Consistent site design goes a long way toward making your site easily navigable. If your site has a left-hand navigation bar on the home page, then it should have a left-hand navigation bar on every other page. If your index page has a black background, all of your other pages should be designed similarly. On this often-overwhelming medium we call the Web, it’s hard enough to know where you are without each page in a site looking completely different from the next.
The same goes for fonts. Sure there are all sorts of nifty looking fonts out there, but you should choose one or two, and use them. You know how annoying and distracting it can be to read a magazine that changes fonts page after page.
Do As You Say
Remember to click around your site yourself. Can you get to every page of your site from every other page? Viewers are less likely to visit areas they have to work to get to. I’ve always liked sites that have their navigation schemes set up in departments, with sub-categories within those departments. For instance, if you are in the products section of a corporate site, the names of the products appear in that section of the navigation bar; if you are in another section, they are invisible.
Something else to keep in mind: though the number of cable modem and DSL subscribers is now in the millions, we are not living in a broadband world yet. So don’t make your navigation graphics so involved that they take more than a second or two to download. You don’t want to put people off before they even get to your site.
And, finally, you might want to consider staying a little further away from one of the original building blocks of the Web: hyperlinked text. Sure it’s tempting to have every other word on your site link to something, but it can be a little overwhelming for the viewer. Remember when Wired magazine first came out and short articles would jump from page to page, with only a few lines of text on each? By the time you finished the story, you had no idea where you began, or where the next one started. Don’t let this happen to your Web site.
Next week, we’ll take a look at sites with innovative navigation schemes, but for now, the two words to remember are: simplicity and consistency. Again, it’s easy to get caught up in the bells and whistles today’s Web technology makes possible, but bells and whistles don’t always make for a good, well-designed site.
Andrea Dudrow is a writer living in sunny San Francisco. She has been covering the Web and Web design for the past four years and has contributed to Macworld, MacWEEK, eMediaweekly, Adobe.com, Adobe magazine, Publish, and the San Francisco Chronicle, among others. She also writes about arts and culture, and spends a great deal of time fantasizing about the broadband future.
 

  • Anonymous says:

    Hi,

    Really nice article on site navigation…

    Thanks
    Synergy informatis

  • Anonymous says:

    Interesting article, now I want to read n°2, but where is it after nine-plus years?

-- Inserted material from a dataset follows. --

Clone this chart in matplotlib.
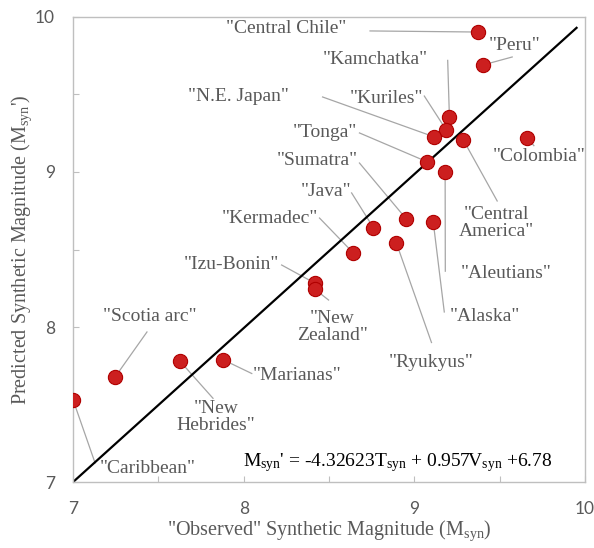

    I tried the various navigation menus, but was daunted by the number of pages of results it would be.
    After a while, I realised that the categories at the top are links (no clues like underline, or different colour to ‘normal’ text), and ran into the same many page problem.

    Now to turn on javascript, so I can try the date search. Oh clever, set with end date first, start date second, so the first attempt had no results. Fortunately the 2nd article (recognised through the descriptive blurb, not the title) was on the first page.

    Good thing, trying the search box, for completeness, again I was given many multiple pages of results for ‘web navigation’, though some of those articles look interesting.